### WHAT YOU ARE ASKED TO DO
Set the listing down unchanged, minus every embedded image.
** Start of SOURCE DATA **
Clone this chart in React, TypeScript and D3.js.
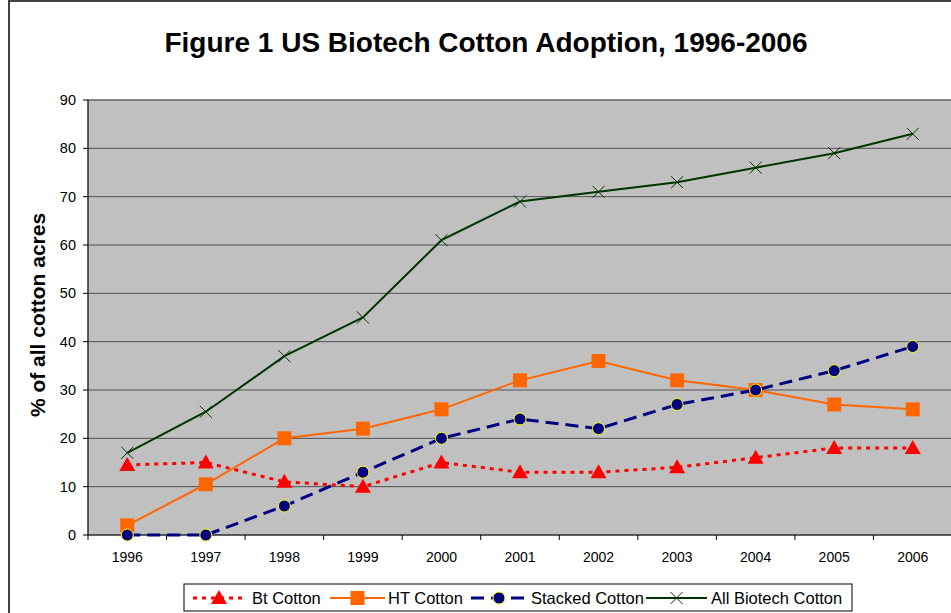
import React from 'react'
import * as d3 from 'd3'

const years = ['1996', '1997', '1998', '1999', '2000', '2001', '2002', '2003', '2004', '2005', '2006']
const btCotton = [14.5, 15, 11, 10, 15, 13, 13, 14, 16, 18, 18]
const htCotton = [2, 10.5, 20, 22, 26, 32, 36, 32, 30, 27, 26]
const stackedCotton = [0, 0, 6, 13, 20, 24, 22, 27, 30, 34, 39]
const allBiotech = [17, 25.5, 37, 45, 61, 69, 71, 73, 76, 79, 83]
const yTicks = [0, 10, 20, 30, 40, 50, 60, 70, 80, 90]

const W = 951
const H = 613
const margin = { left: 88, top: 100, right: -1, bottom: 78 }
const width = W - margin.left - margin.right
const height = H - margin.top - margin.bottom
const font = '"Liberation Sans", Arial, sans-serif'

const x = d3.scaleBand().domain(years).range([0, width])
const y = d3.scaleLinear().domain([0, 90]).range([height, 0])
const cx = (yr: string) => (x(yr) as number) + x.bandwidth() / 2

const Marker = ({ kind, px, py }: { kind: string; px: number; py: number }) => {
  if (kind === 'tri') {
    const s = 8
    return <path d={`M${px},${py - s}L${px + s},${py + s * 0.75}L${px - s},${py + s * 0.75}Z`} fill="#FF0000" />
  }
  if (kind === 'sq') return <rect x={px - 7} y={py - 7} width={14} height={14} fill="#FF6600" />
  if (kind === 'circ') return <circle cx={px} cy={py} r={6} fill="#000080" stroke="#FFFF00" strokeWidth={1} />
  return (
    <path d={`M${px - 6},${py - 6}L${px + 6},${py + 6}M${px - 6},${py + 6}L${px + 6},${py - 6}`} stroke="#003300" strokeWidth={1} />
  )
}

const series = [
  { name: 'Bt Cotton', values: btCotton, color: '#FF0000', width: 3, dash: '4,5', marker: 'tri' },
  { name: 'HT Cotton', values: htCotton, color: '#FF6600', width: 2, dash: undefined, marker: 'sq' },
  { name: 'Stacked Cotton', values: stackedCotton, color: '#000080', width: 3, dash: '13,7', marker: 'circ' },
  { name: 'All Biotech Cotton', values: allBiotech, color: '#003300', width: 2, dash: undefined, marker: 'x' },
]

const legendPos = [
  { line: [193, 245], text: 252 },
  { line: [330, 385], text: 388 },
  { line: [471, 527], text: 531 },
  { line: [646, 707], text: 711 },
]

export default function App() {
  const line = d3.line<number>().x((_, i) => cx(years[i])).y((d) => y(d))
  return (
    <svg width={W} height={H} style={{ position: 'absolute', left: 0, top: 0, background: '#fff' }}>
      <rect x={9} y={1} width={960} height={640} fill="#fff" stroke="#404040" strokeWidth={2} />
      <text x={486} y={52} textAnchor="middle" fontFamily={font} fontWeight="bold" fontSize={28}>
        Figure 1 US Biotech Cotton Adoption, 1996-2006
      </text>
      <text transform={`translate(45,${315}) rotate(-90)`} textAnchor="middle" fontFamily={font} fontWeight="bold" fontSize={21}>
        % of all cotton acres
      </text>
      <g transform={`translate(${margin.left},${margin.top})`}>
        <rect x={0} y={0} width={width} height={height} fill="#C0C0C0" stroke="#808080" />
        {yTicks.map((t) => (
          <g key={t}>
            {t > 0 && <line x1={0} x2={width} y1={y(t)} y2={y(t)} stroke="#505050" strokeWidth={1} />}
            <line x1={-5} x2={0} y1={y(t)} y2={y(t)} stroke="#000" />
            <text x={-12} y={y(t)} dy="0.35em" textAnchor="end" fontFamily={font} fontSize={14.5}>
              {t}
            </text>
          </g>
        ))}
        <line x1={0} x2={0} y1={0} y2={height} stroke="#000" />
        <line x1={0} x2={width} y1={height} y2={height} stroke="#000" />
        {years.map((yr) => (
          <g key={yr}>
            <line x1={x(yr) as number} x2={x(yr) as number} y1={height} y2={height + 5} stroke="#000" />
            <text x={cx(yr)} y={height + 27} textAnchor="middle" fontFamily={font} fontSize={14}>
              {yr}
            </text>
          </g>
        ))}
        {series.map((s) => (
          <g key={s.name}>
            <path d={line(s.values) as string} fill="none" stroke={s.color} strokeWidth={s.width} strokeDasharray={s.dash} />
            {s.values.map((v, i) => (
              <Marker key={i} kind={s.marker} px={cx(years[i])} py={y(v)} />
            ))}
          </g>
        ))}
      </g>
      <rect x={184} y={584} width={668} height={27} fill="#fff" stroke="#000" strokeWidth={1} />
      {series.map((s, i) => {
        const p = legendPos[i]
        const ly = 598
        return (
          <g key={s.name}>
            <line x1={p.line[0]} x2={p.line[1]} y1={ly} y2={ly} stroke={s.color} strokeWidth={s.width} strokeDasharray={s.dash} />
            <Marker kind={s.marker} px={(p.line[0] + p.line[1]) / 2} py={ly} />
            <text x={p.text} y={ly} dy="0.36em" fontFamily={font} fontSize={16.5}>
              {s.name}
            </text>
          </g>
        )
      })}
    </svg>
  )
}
** End of SOURCE DATA **
### COMPLETE OUTPUT
Clone this chart in React, TypeScript and D3.js.
import React from 'react'
import * as d3 from 'd3'

const years = ['1996', '1997', '1998', '1999', '2000', '2001', '2002', '2003', '2004', '2005', '2006']
const btCotton = [14.5, 15, 11, 10, 15, 13, 13, 14, 16, 18, 18]
const htCotton = [2, 10.5, 20, 22, 26, 32, 36, 32, 30, 27, 26]
const stackedCotton = [0, 0, 6, 13, 20, 24, 22, 27, 30, 34, 39]
const allBiotech = [17, 25.5, 37, 45, 61, 69, 71, 73, 76, 79, 83]
const yTicks = [0, 10, 20, 30, 40, 50, 60, 70, 80, 90]

const W = 951
const H = 613
const margin = { left: 88, top: 100, right: -1, bottom: 78 }
const width = W - margin.left - margin.right
const height = H - margin.top - margin.bottom
const font = '"Liberation Sans", Arial, sans-serif'

const x = d3.scaleBand().domain(years).range([0, width])
const y = d3.scaleLinear().domain([0, 90]).range([height, 0])
const cx = (yr: string) => (x(yr) as number) + x.bandwidth() / 2

const Marker = ({ kind, px, py }: { kind: string; px: number; py: number }) => {
  if (kind === 'tri') {
    const s = 8
    return <path d={`M${px},${py - s}L${px + s},${py + s * 0.75}L${px - s},${py + s * 0.75}Z`} fill="#FF0000" />
  }
  if (kind === 'sq') return <rect x={px - 7} y={py - 7} width={14} height={14} fill="#FF6600" />
  if (kind === 'circ') return <circle cx={px} cy={py} r={6} fill="#000080" stroke="#FFFF00" strokeWidth={1} />
  return (
    <path d={`M${px - 6},${py - 6}L${px + 6},${py + 6}M${px - 6},${py + 6}L${px + 6},${py - 6}`} stroke="#003300" strokeWidth={1} />
  )
}

const series = [
  { name: 'Bt Cotton', values: btCotton, color: '#FF0000', width: 3, dash: '4,5', marker: 'tri' },
  { name: 'HT Cotton', values: htCotton, color: '#FF6600', width: 2, dash: undefined, marker: 'sq' },
  { name: 'Stacked Cotton', values: stackedCotton, color: '#000080', width: 3, dash: '13,7', marker: 'circ' },
  { name: 'All Biotech Cotton', values: allBiotech, color: '#003300', width: 2, dash: undefined, marker: 'x' },
]

const legendPos = [
  { line: [193, 245], text: 252 },
  { line: [330, 385], text: 388 },
  { line: [471, 527], text: 531 },
  { line: [646, 707], text: 711 },
]

export default function App() {
  const line = d3.line<number>().x((_, i) => cx(years[i])).y((d) => y(d))
  return (
    <svg width={W} height={H} style={{ position: 'absolute', left: 0, top: 0, background: '#fff' }}>
      <rect x={9} y={1} width={960} height={640} fill="#fff" stroke="#404040" strokeWidth={2} />
      <text x={486} y={52} textAnchor="middle" fontFamily={font} fontWeight="bold" fontSize={28}>
        Figure 1 US Biotech Cotton Adoption, 1996-2006
      </text>
      <text transform={`translate(45,${315}) rotate(-90)`} textAnchor="middle" fontFamily={font} fontWeight="bold" fontSize={21}>
        % of all cotton acres
      </text>
      <g transform={`translate(${margin.left},${margin.top})`}>
        <rect x={0} y={0} width={width} height={height} fill="#C0C0C0" stroke="#808080" />
        {yTicks.map((t) => (
          <g key={t}>
            {t > 0 && <line x1={0} x2={width} y1={y(t)} y2={y(t)} stroke="#505050" strokeWidth={1} />}
            <line x1={-5} x2={0} y1={y(t)} y2={y(t)} stroke="#000" />
            <text x={-12} y={y(t)} dy="0.35em" textAnchor="end" fontFamily={font} fontSize={14.5}>
              {t}
            </text>
          </g>
        ))}
        <line x1={0} x2={0} y1={0} y2={height} stroke="#000" />
        <line x1={0} x2={width} y1={height} y2={height} stroke="#000" />
        {years.map((yr) => (
          <g key={yr}>
            <line x1={x(yr) as number} x2={x(yr) as number} y1={height} y2={height + 5} stroke="#000" />
            <text x={cx(yr)} y={height + 27} textAnchor="middle" fontFamily={font} fontSize={14}>
              {yr}
            </text>
          </g>
        ))}
        {series.map((s) => (
          <g key={s.name}>
            <path d={line(s.values) as string} fill="none" stroke={s.color} strokeWidth={s.width} strokeDasharray={s.dash} />
            {s.values.map((v, i) => (
              <Marker key={i} kind={s.marker} px={cx(years[i])} py={y(v)} />
            ))}
          </g>
        ))}
      </g>
      <rect x={184} y={584} width={668} height={27} fill="#fff" stroke="#000" strokeWidth={1} />
      {series.map((s, i) => {
        const p = legendPos[i]
        const ly = 598
        return (
          <g key={s.name}>
            <line x1={p.line[0]} x2={p.line[1]} y1={ly} y2={ly} stroke={s.color} strokeWidth={s.width} strokeDasharray={s.dash} />
            <Marker kind={s.marker} px={(p.line[0] + p.line[1]) / 2} py={ly} />
            <text x={p.text} y={ly} dy="0.36em" fontFamily={font} fontSize={16.5}>
              {s.name}
            </text>
          </g>
        )
      })}
    </svg>
  )
}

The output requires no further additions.